Denis Schemoul, analista de Previsões de Produção de Veículos na Europa da IHS Automotive, concorda que o novo imposto de reciclagem efetivamente aplica-se apenas aos veículos importados (novos e usados), e em grande parte compensa as mudanças de tarifas de importação após a adesão à OMC, especialmente para veículos de entrada e mainstream.
Andersson, no entanto, indicou que a Gaz não estava planejando seu negócio em torno de taxas de reciclagem para veículos com menos de três anos de idade. "O que será visto em termos taxas de descarte, tornará muito difícil trazer carros de três anos de idade de passageiros, VCL, ônibus e caminhões - pois não será um negócio viável [na Rússia]."

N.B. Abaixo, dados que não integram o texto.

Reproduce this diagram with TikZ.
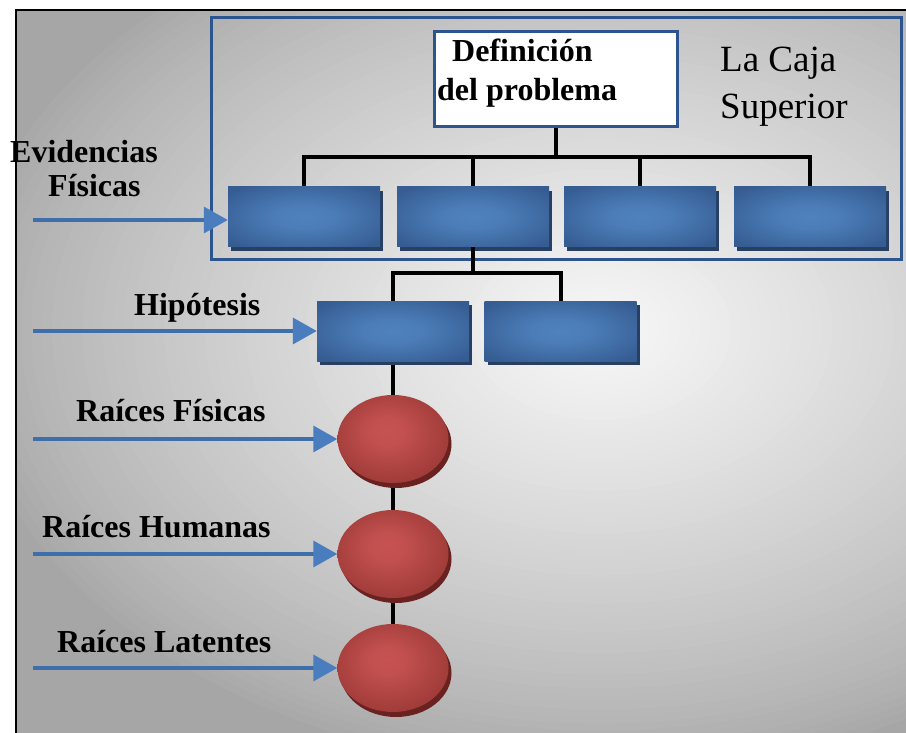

Ele chamou essas taxas de reciclagem de "mais uma lata de vermes", e se recusou a fazer mais comentários sobre a possibilidade do governo russo de implementá-las mais universalmente. Mas apontou para benefícios óbvios para Gaz, incluindo a possibilidade da empresa se tornar uma "profissional de descarte" por si mesma.
"Estamos planejando nosso negócio sem as taxas de descarte. Se houverem taxas de descarte, isto nos beneficiará e nós as aceitaremos", admitiu. "Não estamos considerando isto hoje, mas poderia até ser um bom negócio para nós; nos tornarmos profissionais de descarte."